Because this was a bit of an experiment, I had my doubts as to whether the plants would hold their condition.

I was pleasantly surprised. I focused on herbs with some cranberries on the top. I also planted a whole bunch or marigolds on one whole wall. I left the cube for a week without watering when I went away. This happened to be one of the few fine weeks we've had this summer and when I returned the cube was looking really good. In fact, the growth in the plants was as good as anything else we've grown. To make the potting mix lighter I used pre-lite (available at Bunnings), which also stops the soil slumping. The plastic cube comes with special bags to put the soil in but because these are designed for a structure half the width of the cube I wanted I would probably use a section of weed mat to line the box next time. All in all, the results were above my expectations and the vege cube has proved an excellent attractive addition to my patio experiment.

Step 1
Clip the box together, make sure you have all the pieces lined up correctly before you start (it's simple enough).
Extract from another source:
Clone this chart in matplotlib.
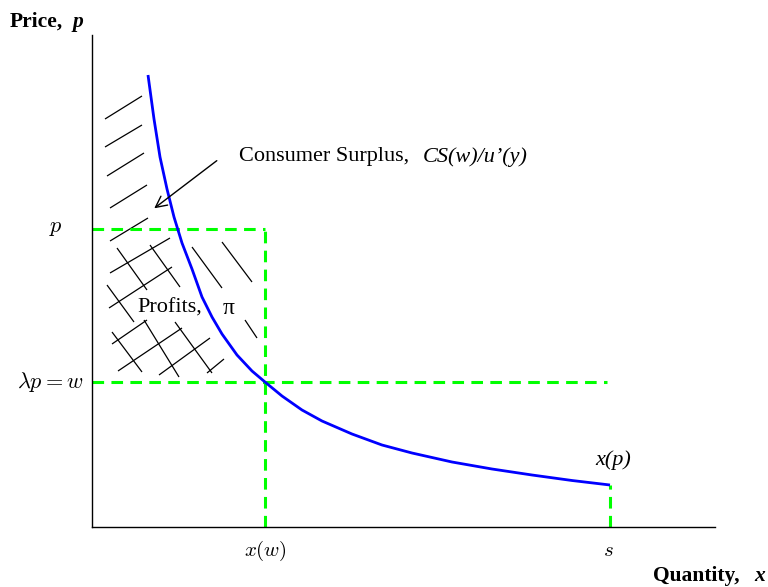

Leave one side unclipped so you can fill the cube. One seam on the box doesn't clip together, so I used trusty old cable ties.

Step 2
Figure out how big the holes need to be for each plant and how you're going to arrange them, then cut them out with a drill and hole-cutter. Smaller and more frequent holes are best.

Step 3
Place the soil bags provided in the cube. Instead of using two bags try using weed mat, which will give you a better fit.

Step 4
Mix your soil and permalite. I used two bags of permalite for one bag of potting mix. The permalite makes the soil lighter and also reduces soil slumping. Fill the bags.

Step 5
Carefully cut the fabric liners for the plants and plant them. Water well. The plants will flop down at first but it won't take long (a day or two) before they grow upright again.